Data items
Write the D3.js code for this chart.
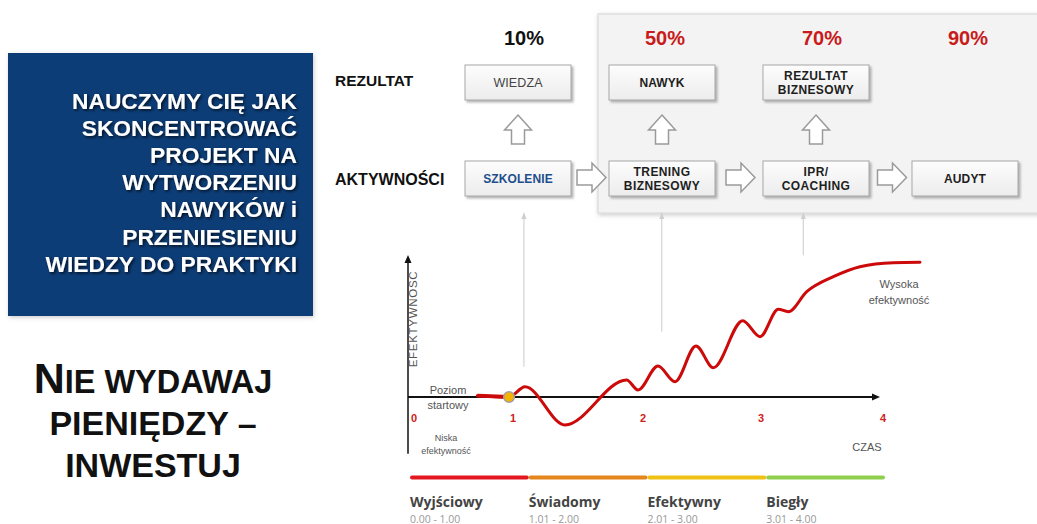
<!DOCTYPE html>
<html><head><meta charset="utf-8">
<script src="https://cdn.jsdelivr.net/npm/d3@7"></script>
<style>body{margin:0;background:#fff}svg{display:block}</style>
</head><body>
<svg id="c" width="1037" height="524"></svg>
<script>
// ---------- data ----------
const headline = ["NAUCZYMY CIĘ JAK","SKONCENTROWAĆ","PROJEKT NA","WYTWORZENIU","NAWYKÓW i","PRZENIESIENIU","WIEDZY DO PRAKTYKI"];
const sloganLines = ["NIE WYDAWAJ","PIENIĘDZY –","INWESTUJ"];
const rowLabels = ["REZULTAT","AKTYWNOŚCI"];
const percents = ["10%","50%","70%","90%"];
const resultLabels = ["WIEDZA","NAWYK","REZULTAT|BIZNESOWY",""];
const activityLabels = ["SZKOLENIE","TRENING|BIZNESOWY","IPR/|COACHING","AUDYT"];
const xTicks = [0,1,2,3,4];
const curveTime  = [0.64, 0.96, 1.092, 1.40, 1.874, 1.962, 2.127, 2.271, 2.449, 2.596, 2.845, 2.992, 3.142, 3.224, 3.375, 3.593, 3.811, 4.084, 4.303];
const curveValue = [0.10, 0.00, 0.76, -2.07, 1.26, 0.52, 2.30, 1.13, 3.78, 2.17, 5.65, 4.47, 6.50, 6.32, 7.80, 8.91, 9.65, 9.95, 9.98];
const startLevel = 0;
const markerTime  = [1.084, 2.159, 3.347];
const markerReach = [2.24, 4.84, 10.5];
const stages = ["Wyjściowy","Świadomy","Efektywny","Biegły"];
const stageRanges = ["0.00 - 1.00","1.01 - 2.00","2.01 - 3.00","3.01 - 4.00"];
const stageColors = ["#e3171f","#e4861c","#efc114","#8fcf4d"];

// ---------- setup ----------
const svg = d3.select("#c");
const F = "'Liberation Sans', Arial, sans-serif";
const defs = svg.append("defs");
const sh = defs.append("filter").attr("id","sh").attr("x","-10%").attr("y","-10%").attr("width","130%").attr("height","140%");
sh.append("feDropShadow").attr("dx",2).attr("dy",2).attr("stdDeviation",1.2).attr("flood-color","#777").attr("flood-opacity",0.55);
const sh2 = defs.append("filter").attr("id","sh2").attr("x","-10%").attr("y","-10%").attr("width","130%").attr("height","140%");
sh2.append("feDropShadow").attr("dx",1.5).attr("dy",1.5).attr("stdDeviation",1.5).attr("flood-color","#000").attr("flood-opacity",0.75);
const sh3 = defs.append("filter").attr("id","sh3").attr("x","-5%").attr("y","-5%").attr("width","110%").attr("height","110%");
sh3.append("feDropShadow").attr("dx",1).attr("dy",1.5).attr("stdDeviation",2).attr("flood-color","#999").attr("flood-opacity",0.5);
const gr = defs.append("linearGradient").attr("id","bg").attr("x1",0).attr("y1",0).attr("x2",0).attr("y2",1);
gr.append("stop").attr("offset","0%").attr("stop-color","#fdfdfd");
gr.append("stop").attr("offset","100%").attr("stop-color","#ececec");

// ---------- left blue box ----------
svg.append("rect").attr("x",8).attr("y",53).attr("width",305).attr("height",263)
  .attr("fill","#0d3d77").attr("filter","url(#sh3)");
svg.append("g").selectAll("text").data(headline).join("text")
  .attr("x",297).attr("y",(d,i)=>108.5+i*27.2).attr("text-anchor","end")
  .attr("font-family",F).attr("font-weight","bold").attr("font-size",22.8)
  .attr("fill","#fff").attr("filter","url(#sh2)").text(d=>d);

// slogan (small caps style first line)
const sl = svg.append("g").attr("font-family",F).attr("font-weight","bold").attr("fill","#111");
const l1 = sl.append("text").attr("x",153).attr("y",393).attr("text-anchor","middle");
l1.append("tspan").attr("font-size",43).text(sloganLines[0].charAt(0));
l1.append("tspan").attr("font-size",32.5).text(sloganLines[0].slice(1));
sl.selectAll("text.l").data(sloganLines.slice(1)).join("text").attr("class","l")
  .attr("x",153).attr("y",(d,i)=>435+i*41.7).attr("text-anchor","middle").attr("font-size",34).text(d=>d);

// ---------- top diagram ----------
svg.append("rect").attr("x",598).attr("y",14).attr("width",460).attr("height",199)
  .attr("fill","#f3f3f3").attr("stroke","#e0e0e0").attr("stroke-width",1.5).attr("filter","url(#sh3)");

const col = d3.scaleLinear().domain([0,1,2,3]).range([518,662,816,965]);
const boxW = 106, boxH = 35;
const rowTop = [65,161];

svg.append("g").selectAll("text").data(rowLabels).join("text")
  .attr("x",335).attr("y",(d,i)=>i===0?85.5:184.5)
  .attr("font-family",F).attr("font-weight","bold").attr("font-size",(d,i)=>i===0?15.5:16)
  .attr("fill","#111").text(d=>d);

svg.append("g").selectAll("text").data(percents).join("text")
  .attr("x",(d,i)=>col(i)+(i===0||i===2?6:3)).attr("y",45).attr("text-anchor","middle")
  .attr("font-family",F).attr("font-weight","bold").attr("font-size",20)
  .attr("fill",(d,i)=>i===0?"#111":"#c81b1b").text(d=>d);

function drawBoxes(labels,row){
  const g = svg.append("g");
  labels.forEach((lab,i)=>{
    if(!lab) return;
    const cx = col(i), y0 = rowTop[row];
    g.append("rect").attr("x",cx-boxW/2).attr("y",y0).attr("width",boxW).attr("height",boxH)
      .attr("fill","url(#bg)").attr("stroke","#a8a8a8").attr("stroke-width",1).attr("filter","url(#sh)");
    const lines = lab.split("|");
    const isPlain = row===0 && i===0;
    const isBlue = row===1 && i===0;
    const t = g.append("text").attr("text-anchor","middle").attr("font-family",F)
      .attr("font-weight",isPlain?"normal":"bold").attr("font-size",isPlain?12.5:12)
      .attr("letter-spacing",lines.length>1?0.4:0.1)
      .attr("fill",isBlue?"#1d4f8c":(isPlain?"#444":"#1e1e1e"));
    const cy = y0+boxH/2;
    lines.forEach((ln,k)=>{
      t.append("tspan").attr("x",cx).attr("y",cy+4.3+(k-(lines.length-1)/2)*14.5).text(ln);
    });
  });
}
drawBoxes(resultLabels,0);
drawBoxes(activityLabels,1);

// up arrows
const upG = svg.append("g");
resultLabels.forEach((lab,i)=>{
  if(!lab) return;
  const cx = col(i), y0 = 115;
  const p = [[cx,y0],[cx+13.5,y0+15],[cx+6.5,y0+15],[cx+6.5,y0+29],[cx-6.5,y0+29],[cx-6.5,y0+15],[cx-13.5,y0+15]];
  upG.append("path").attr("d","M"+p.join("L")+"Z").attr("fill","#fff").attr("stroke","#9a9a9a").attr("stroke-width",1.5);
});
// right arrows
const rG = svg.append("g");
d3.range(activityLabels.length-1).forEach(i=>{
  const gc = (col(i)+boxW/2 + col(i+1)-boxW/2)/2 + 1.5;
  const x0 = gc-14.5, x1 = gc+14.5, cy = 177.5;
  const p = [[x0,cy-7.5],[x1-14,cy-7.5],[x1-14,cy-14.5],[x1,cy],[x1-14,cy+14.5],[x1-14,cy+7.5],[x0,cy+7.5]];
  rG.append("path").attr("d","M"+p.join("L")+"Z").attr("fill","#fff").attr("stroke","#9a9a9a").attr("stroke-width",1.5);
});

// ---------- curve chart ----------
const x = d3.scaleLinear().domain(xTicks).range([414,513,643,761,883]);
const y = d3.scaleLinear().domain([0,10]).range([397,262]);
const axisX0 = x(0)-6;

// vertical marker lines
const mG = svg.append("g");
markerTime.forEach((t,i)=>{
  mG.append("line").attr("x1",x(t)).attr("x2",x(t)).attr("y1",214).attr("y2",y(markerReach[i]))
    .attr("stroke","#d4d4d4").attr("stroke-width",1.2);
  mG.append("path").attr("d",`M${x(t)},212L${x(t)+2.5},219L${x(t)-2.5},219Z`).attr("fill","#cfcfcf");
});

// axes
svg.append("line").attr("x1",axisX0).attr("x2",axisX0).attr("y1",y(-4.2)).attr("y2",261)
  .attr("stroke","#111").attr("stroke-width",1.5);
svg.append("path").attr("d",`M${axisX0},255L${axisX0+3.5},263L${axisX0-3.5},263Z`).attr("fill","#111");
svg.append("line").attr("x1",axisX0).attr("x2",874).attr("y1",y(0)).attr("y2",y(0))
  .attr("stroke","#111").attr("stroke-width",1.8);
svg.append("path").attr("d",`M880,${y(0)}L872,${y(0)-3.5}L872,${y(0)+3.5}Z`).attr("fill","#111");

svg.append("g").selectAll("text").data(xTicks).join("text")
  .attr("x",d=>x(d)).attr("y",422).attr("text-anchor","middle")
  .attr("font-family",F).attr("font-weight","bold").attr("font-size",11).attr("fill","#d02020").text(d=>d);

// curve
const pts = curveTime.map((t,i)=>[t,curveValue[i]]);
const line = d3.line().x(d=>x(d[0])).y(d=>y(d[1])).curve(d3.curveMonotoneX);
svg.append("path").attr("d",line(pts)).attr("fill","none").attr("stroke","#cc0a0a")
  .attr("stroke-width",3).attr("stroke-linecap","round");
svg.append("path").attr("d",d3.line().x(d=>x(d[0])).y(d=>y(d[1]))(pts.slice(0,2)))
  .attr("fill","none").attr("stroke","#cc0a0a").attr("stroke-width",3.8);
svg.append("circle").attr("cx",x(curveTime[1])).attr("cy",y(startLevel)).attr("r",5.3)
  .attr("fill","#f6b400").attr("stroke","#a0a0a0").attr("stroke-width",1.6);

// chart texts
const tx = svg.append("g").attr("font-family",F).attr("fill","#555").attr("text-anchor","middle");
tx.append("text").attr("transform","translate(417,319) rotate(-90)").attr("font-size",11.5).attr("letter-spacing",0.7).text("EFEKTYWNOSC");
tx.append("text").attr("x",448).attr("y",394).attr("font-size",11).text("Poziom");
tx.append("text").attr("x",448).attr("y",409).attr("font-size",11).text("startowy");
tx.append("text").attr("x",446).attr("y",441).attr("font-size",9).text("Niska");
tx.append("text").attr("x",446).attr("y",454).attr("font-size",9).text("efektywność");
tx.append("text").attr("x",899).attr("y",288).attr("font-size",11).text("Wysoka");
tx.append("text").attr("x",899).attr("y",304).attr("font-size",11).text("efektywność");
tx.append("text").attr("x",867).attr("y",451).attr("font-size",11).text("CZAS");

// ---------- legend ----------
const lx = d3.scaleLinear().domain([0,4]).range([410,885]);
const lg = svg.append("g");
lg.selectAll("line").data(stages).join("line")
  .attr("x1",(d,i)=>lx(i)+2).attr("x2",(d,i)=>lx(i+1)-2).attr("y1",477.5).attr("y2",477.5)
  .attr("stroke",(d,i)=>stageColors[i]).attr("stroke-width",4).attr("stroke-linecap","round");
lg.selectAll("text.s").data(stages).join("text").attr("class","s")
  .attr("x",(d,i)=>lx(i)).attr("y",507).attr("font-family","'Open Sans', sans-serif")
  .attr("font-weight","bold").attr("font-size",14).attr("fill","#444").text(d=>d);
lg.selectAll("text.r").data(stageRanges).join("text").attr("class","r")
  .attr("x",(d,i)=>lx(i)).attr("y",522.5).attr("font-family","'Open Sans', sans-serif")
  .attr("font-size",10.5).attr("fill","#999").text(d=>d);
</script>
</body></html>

* * *

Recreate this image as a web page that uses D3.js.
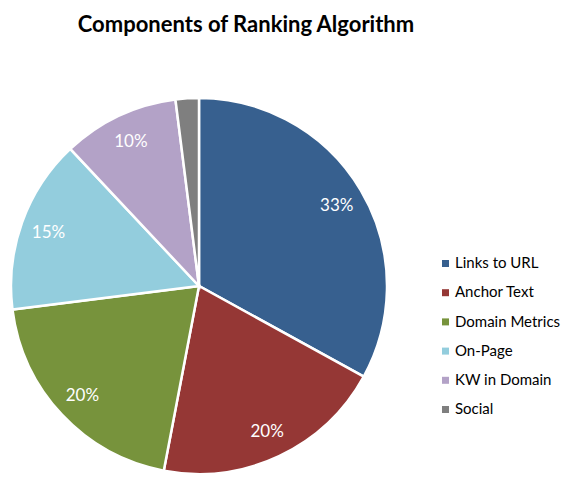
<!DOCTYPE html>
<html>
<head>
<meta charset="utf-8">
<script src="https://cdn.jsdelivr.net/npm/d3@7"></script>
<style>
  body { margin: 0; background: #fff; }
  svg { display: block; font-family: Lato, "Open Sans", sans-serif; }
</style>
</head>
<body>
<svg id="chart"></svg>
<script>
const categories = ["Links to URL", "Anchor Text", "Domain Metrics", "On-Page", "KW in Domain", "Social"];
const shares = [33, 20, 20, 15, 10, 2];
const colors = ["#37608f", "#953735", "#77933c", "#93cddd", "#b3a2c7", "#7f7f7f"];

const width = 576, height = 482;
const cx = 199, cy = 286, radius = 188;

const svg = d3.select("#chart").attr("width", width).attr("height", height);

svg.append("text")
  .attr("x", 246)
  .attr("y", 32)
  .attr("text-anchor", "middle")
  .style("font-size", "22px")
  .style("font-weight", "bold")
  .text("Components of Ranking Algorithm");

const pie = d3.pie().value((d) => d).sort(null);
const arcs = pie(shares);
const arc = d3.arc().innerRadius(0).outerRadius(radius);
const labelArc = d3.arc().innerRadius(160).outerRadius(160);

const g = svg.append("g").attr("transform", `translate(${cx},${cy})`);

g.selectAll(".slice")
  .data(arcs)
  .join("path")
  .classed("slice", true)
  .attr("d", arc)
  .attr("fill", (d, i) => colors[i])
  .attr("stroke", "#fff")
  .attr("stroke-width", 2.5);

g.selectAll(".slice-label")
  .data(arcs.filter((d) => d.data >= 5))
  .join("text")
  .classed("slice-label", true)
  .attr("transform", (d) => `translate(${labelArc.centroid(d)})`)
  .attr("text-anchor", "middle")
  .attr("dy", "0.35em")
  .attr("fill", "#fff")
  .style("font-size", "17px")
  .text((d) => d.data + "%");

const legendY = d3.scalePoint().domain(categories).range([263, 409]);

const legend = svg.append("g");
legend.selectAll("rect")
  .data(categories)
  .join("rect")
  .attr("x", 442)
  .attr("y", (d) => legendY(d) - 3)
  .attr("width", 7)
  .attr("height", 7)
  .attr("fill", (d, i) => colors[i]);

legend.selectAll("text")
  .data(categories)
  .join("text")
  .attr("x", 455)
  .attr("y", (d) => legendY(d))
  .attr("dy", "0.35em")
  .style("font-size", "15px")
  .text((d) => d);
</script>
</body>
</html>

__Exercise requirements__
Look through the records and count each line that holds "this". Write only the total.

__Task output__
2